Work-in-progress is a persistent issue for many teams and businesses. What is interesting is that we all kind of know that work-in-progress is terrible, but we don’t act on reducing it. If we look at any advice on running teams, systems, and flow of work, this advice always pivots on lowering work-in-progress and multitasking that goes with it.
Work-in-progress is often brushed off as “Oh, things will just take longer to get done.” But, in reality, it’s a lot worse than that because we also lose control over the order the tasks are done in (in the queue), and then we end up with:
- less visibility of the flow
- less reliability out of teams because WIP stops being an organized queue and becomes a swarm of work
A handy analogy to help understand this more is thinking about WIP as bathtub water.
Imagine a bathtub with the taps above the plughole; you turn the tap on, if there’s no water in the bath, the water runs straight out the plughole. Right? Great. It’s the same in business; if the team didn’t have anything to work on and we chuck some work at the team, they will immediately work on it. It’s going to flow straight through the plughole. However, we don’t generally feel comfortable with people sitting around doing nothing, waiting on work, so we ensure we have enough work-in-progress in play for the teams to have enough to work on.
However, we often end up shoving more work in than can come out, essentially dumping buckets of water into the bath!
We add work in when we shouldn’t and have many tasks around that are only half-finished. Multitasking gets in the way, work-in-progress piles up, and you now have a bathtub full of water. If you were to put new water in, do you know when this ‘new’ water will come out of the plughole?
You could try to plan for it, but again, you don’t have a perfect queue. It’s not as simple as, “Oh, well, this water went in, the water that is currently in the bathtub will flow out, so it’s going to take ten days for the new water to go out…”. Water, much like tasks, swirls around. People start cherry-picking the tasks they want to work on, and they start pushing tasks they would rather not perform to the back. They start grabbing random tasks because someone mentioned them by the watercooler, or they’re top of mind for another reason. And we end up with way more chaos and get very little control of work that comes out.
Putting aside various mechanisms designed to manage the flow of work and regain control over what people are working on, decreasing the work-in-progress by even half (half the water level in the bath), we will up the reliability of estimates massively.
Now, of course, if we lower that water level down to where people have just enough to do, we are going to know that, “If I put this task in at the start of this week, I am going to get it roughly the end of this week, or the start of next week…” Now, those timeframes are going to change depending on what you are working on. Still, the idea of imagining work-in-progress like a bath, rather than a queue, can start to make you realize how important it is to try to control the work-in-progress and what sort of things you have to do to try to control it.
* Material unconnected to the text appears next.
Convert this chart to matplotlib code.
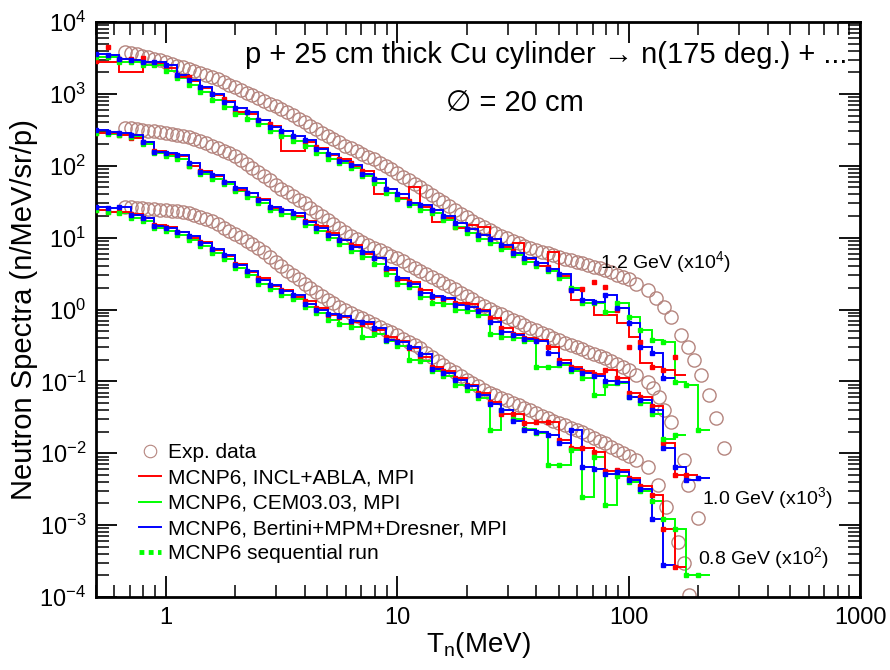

The major takeaway from this is to consider work-in-progress as a swirling work environment, rather than like a factory or a production line, where work flows linearly. People don’t work like that, especially in more high-skilled teams where the estimates are less predictable. WIP can blow out quite dramatically.
Another variable is different types of work. Let’s say hot water and cold water didn’t just equalize the temperature; they stayed separated. Ideally, you want to be able to control which of what comes out. We want 30% cold water to come out? Do we want 70% hot water to come out?
Interestingly, when we plan for a team, we plan for what we want to get done, but when we release work to the team, we plan for what we are giving. We might want 30% cold water out this week; let’s say that’s bug fixes. But just because we put 30% cold water in doesn’t mean we will get 30% cold water out this week. The way the water is swirling around, we might get more hot water out this week. We have very little control of what comes out when there is a high water level in the bath. Again, lowering the work-in-progress level for a team means that we are more likely to get out an equal balance of what we put in. This is very important when we are trying to figure out roughly how long things will take, roughly what the team’s output will be, so you can plan and project going forward.
Even worse than that, imagine adding oil to the bathtub. Right? Piles of tasks that nobody wants to do. Does that mix with the rest of the water? Nope. It just sits on the surface. So, no matter what time you put that oil in, it’s pretty hard to get it to come out of the team when you add more and more work in. There is always something else to do other than the work nobody else wants to do. It can just sit there in the background. Whereas when the water level is shallow, and you put some oil in, some of it will come out of the drain, especially if we limit the water levels.
Hopefully, this analogy helps you to understand how WIP interacts with workflow, estimates, and forecasts.